No, if you mixed 1 mL of 0.25M HCl and 1 mL of hydroxylamine hydrochloride, you'd have 2 mL of a solution that was 0.125M in HCl and 0.125M in hydroxylamine hydrochloride.

I think the purpose of the hydrochloric acid is to ensure that the pH stays acid. One way you could make this solution is by:

  1. Decide on a volume of solution you want to use, say $X$ mL.
  2. Prepare at least $X$ mL of 0.25M hydrochloric acid by dilution from a more concentrated stock solution.
  3. Weigh out the amount of $\ce{NH2OH.HCl}$ that you need.

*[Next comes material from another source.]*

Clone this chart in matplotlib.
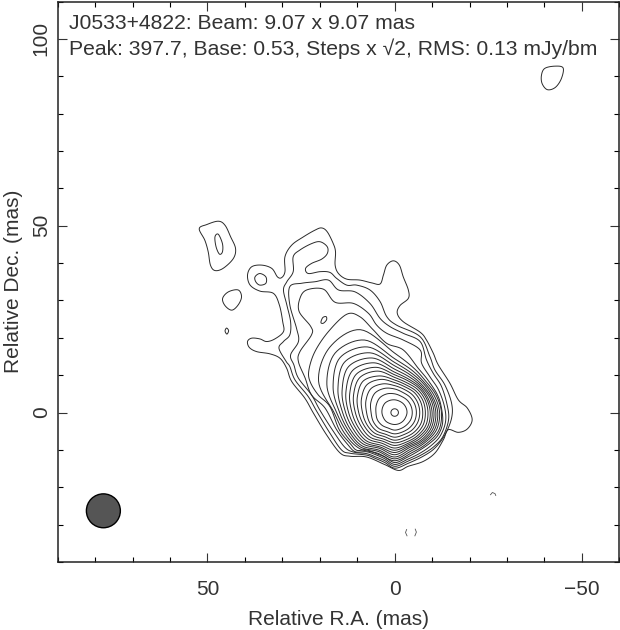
import numpy as np
import matplotlib
matplotlib.use("Agg")
import matplotlib.pyplot as plt
from matplotlib.patches import Ellipse
from matplotlib.ticker import MultipleLocator

plt.rcParams['font.family'] = ['Liberation Sans', 'DejaVu Sans']
plt.rcParams['path.simplify'] = False

### contour outlines, (RA, Dec) in mas
c0_x = [-1.0,2.6,7.5,11.9,14.6,18.2,21.7,24,27.5,28.85,30.6,33.3,36.85,38.8,39.3,38.2,36,34.2,32,29.7,29.9,30.8,32.4,36,38.6,39.3,38.2,35.5,32.8,31.3,30.2,29.3,29.3,27.5,24.4,21.3,19.5,18,16.4,15.8,15.9,15,12.8,9.3,6.15,3.9,3,2.1,0.35,-1.25,-2.3,-3.65,-3.65,-1.4,-0.7,-2.3,-6.8,-8.5,-10.3,-11.65,-14.75,-17,-19.4,-20.7,-19.4,-17,-14.3,-13,-10.75,-7.6,-3.6]
c0_y = [-15.5,-13.95,-11.9,-11.7,-10.8,-5.95,-0.16,3.85,8.3,11.85,14.5,15.7,16.3,17.4,19,19.9,19.7,19,19.7,21.65,24.3,28.8,31.9,32.5,34.1,36.8,39,39.45,38.55,36.3,36.1,37.7,41.7,44.8,47,48.8,49.4,48.35,45.2,43,39.45,37.2,35.7,35.45,34.7,34.4,36.8,39.45,40.6,39.45,36.3,32.8,30.55,28.6,26.55,24.3,21.5,19.4,15.9,12.75,7.85,3.4,1.2,-1.9,-4.4,-5.3,-4.6,-7.3,-10.85,-13.1,-14.4]

c1_x = [-0.1,2.6,5.1,7.5,11.9,14.2,17.3,20.8,23.1,26.6,28,29,30.9,29.7,28,27.8,28.8,29.7,28.8,27.1,27.1,25.3,22.2,19.9,18,18,19.5,22.2,23.8,23.05,19.9,17.3,15.5,12.8,10.15,6.6,3.9,2.1,-0.5,-6.8,-9.4,-10.75,-13.4,-15.2,-15.2,-13.4,-10.75,-7.6,-3.6]
c1_y = [-14.9,-13.4,-12.3,-11.4,-10.9,-10,-5.5,0.3,4.3,8.7,12.3,13.7,17.2,19,20.8,24.3,28.8,32.8,35,37.7,41.7,43.5,45.2,45.7,44.35,42.55,41.05,39.9,38.55,37.2,37.7,37.5,35.9,34.1,34.1,32.8,29.7,25.65,23.4,20.3,15,11.4,7.4,2.5,-1.5,-6,-9.5,-11.7,-13.6]

c2_x = [-0.1,2.6,5,7.5,10.9,13.3,16.4,20,22.2,25.7,26.9,27.8,25.7,26.2,28,28,24.8,21.3,17.7,15,10.6,6.6,3.9,1.25,-2.3,-6.8,-8.5,-10.3,-12.5,-14,-14.4,-12.9,-10.4,-7.2,-3.6]
c2_y = [-14.4,-12.9,-11.9,-11,-10.6,-9.3,-5,0.7,4.7,9.2,12.7,15.4,19,22.5,28.8,33.7,34.6,35,35.45,32.8,32.3,29.2,25.2,23,21.2,19,14.1,10.5,7,2.1,-1.9,-6.4,-9.2,-11.3,-13]

c3_x = [-0.1,2.6,4.8,7.5,10.5,12.5,15.5,18.6,22.2,23.9,25.7,25.3,22.2,22.4,25.5,25.3,23.5,19,15.9,11,7,4.8,2.1,-2.3,-6.8,-7.2,-9.4,-11.7,-13.3,-13.6,-12.2,-9.9,-6.9,-3.5]
c3_y = [-13.9,-12.4,-11.4,-10.5,-10.5,-8.6,-4.6,1.2,4.7,9.2,13.6,16.3,20.8,23,27,30.55,32.8,33,29.5,29.2,26.55,23.4,21.2,19.4,16.75,13.2,9.6,6.1,1.6,-2.4,-6.2,-8.7,-10.8,-12.5]

c4_x = [-0.1,2.6,4.6,7.5,10.1,11.8,14.8,17.3,20.4,22.6,22.9,21.3,17.7,12.8,9.3,5.7,2.1,-2.3,-6.3,-8.8,-11.4,-12.5,-12.8,-11.6,-9.4,-6.5,-3.3]
c4_y = [-13.4,-11.9,-11.1,-10,-10.1,-8.4,-4.6,1.6,4.7,8.3,11.4,16.3,21.65,26.3,25.65,22.1,18.5,16.75,11.85,8.8,4.8,1.2,-2.8,-6,-8.2,-10.2,-12]

# rest of the contours go round the core, radius (mas) every 22.5 deg from +x side
ring_angles = [0,22.5,45,67.5,90,112.5,135,157.5,180,202.5,225,247.5,270,292.5,315,337.5]
c5_r  = [12.5,12,11.8,13,15.9,24,24.6,22,16.2,14.5,13.5,11.8,12.9,11.7,11.9,12.7]
c6_r  = [12,11.5,11.3,12.2,14.4,21,22.5,19.6,15.5,13.8,13,11.3,12.4,11.2,11.4,12.1]
c7_r  = [11.5,11,10.9,11.5,13.4,19,20.7,17.8,14.7,13.2,12.5,10.9,11.9,10.7,11,11.6]
c8_r  = [11,10.6,10.4,10.9,12.5,17.3,19,16.4,13.9,12.6,11.9,10.4,11.3,10.2,10.6,11.1]
c9_r  = [10.5,10.2,10,10.3,11.6,15.8,17.4,15.2,13.1,11.9,11.3,10,10.7,9.8,10.2,10.6]
c10_r = [10,9.7,9.6,9.7,10.8,14.4,15.9,14.1,12.3,11.2,10.7,9.5,10.1,9.4,9.7,10.1]
c11_r = [9.5,9.3,9.2,9.2,10.1,13.1,14.5,13,11.4,10.5,10,8.9,9.5,9,9.2,9.6]
c12_r = [8.9,8.8,8.7,8.6,9.4,12,13.2,11.9,10.5,9.7,9.3,8.3,8.8,8.5,8.7,9]
c13_r = [8.2,8.2,8.1,8,8.7,10.6,11.9,10.8,9.6,8.9,8.5,7.7,8.1,7.9,8.1,8.3]
c14_r = [7.5,7.5,7.5,7.4,8,9.6,10.5,9.6,8.6,8.1,7.7,7,7.4,7.2,7.4,7.6]
c15_r = [6.7,6.7,6.7,6.7,7.2,8.3,9,8.3,7.5,7.2,6.9,6.3,6.6,6.4,6.6,6.7]
c16_r = [5.8,5.8,5.8,5.8,6.3,7,7.4,6.9,6.3,6.2,6,5.5,5.7,5.6,5.7,5.8]
c17_r = [4.7,4.7,4.7,4.7,5,5.4,5.6,5.3,5,5,4.8,4.5,4.7,4.6,4.6,4.7]
c18_r = [3.3,3.3,3.3,3.3,3.4,3.5,3.6,3.5,3.4,3.3,3.3,3.2,3.2,3.2,3.2,3.2]
c19_r = [1.0,1.0,1.0,1.0,1.0,1.0,1.0,1.0,1.0,1.0,1.0,1.0,1.0,1.0,1.0,1.0]

# islands
isl_nw_x = [52.2,50.2,47.1,45.3,43.8,42.5,43.1,45.8,48,49.2,49.8,50.7]
isl_nw_y = [49.2,50.3,51.2,50.1,47,43.9,41.2,38.6,38,39.45,43,46.1]
isl_nw2_x = [48,47.1,46,46,46.8,47.7]
isl_nw2_y = [47,47.7,45.2,43,42.4,44.35]
isl_lobe_x = [37.3,36,34.4,34.4,36,37.1]
isl_lobe_y = [36.3,37.2,36.3,34.6,34.1,35]
isl_blob_x = [45.95,44.4,41.8,40.9,41.8,43.5,45.3]
isl_blob_y = [30.55,32.3,32.8,31,28.8,27.4,28.6]
isl_tiny_x = [45.3,44.9,44.35,44.8]
isl_tiny_y = [21.8,22.6,21.9,21]
isl_in_x = [19.7,19.2,18.3,18.2,19.05]
isl_in_y = [24.1,25.4,25.65,24.8,23.9]
isl_ne_x = [-39.2,-40.1,-42.9,-45,-44.5,-42.9,-40.8,-39.4]
isl_ne_y = [90.2,92.1,92.7,92.2,89.3,87,86.4,88]

# bits that are just broken arcs
arc_a_x = [-25.6,-26.1,-26.8,-27]
arc_a_y = [-22,-21.4,-21.7,-22.2]
arc_b_x = [-3.2,-2.9,-3.3]
arc_b_y = [-31.3,-32.1,-33]
arc_c_x = [-5.5,-5.8,-5.4]
arc_c_y = [-31.2,-32,-33]

beam_x = 77.8
beam_y = -26.3
beam_size = 9.07

title1 = "J0533+4822: Beam: 9.07 x 9.07 mas"
title2 = "Peak: 397.7, Base: 0.53, Steps x √2, RMS: 0.13 mJy/bm"


def smooth_closed(x, y, n=10):
    # closed catmull-rom through the read points
    p = np.column_stack([x, y])
    out = []
    m = len(p)
    for i in range(m):
        p0, p1, p2, p3 = p[i-1], p[i], p[(i+1)%m], p[(i+2)%m]
        for t in np.linspace(0, 1, n, endpoint=False):
            out.append(0.5*((2*p1) + (p2-p0)*t + (2*p0-5*p1+4*p2-p3)*t**2 + (3*p1-p0-3*p2+p3)*t**3))
    out.append(out[0])
    out = np.array(out)
    return out[:, 0], out[:, 1]


fig = plt.figure(figsize=(6.2, 6.3), dpi=100)
ax = fig.add_axes([57.7/620, 1-562/630, (619.3-57.7)/620, (562-1.5)/630])

line = dict(color="#2a2a2a", lw=0.7, solid_capstyle="butt")

for cx, cy in [(c0_x, c0_y), (c1_x, c1_y), (c2_x, c2_y), (c3_x, c3_y), (c4_x, c4_y),
               (isl_nw_x, isl_nw_y), (isl_nw2_x, isl_nw2_y), (isl_lobe_x, isl_lobe_y),
               (isl_blob_x, isl_blob_y), (isl_tiny_x, isl_tiny_y), (isl_in_x, isl_in_y),
               (isl_ne_x, isl_ne_y)]:
    sx, sy = smooth_closed(cx, cy)
    ax.plot(sx, sy, **line)

th = np.deg2rad(ring_angles)
for r in [c5_r, c6_r, c7_r, c8_r, c9_r, c10_r, c11_r, c12_r, c13_r, c14_r, c15_r, c16_r, c17_r, c18_r, c19_r]:
    r = np.array(r)
    # +x on the image is towards negative RA
    sx, sy = smooth_closed(-r*np.cos(th), r*np.sin(th))
    ax.plot(sx, sy, **line)

for cx, cy in [(arc_a_x, arc_a_y), (arc_b_x, arc_b_y), (arc_c_x, arc_c_y)]:
    ax.plot(cx, cy, color="#555555", lw=0.6)

ax.add_patch(Ellipse((beam_x, beam_y), beam_size, beam_size, facecolor="#555555", edgecolor="black", lw=1.0))

ax.set_xlim(90, -60)
ax.set_ylim(-40, 110)

ax.xaxis.set_major_locator(MultipleLocator(50))
ax.xaxis.set_minor_locator(MultipleLocator(10))
ax.yaxis.set_major_locator(MultipleLocator(50))
ax.yaxis.set_minor_locator(MultipleLocator(10))
ax.tick_params(which="major", direction="in", length=6.5, width=0.8, top=True, right=True, labelsize=15, colors="#333333")
ax.tick_params(which="minor", direction="in", length=3.6, width=0.8, top=True, right=True)
ax.tick_params(axis="x", which="major", pad=13)
ax.tick_params(axis="y", which="major", pad=5)
for lab in ax.get_yticklabels():
    lab.set_rotation(90)
    lab.set_va("center")
for s in ax.spines.values():
    s.set_linewidth(1.1)
    s.set_color("#222222")

ax.set_xlabel("Relative R.A. (mas)", fontsize=15, labelpad=8, color="#333333")
ax.set_ylabel("Relative Dec. (mas)", fontsize=15, labelpad=6, color="#333333", y=0.5)

ax.text(87, 104.2, title1, fontsize=15.2, va="center", ha="left", color="#333333")
ax.text(87, 97.5, title2, fontsize=15.2, va="center", ha="left", color="#333333")

fig.savefig("out.png", dpi=100)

It has a formula weight of 69.49 g/mol, so for $X$ mL of a 0.25 M solution you will need:

$$0.25 \frac{\mathrm{mol}}{\mathrm{L}} \times \frac{69.49\mathrm{g}}{\mathrm{mol}} \times \frac{X\;\mathrm{mL}}{1} \times \frac{\mathrm{L}}{\mathrm{1000mL}}=\frac{69.49\;X}{4000}\mathrm{g\;of\;\ce{NH2OH.HCl}}$$

  1. Dissolve the weighed out powder with your 0.25M $\ce{HCl}$ solution in a volumetric flask, first fully dissolving the powder and then slowly adding more HCl until the target volume is reached.

The resulting solution will be 0.25M in both hydrochloric acid and in hydroyxlamine hydrochloride.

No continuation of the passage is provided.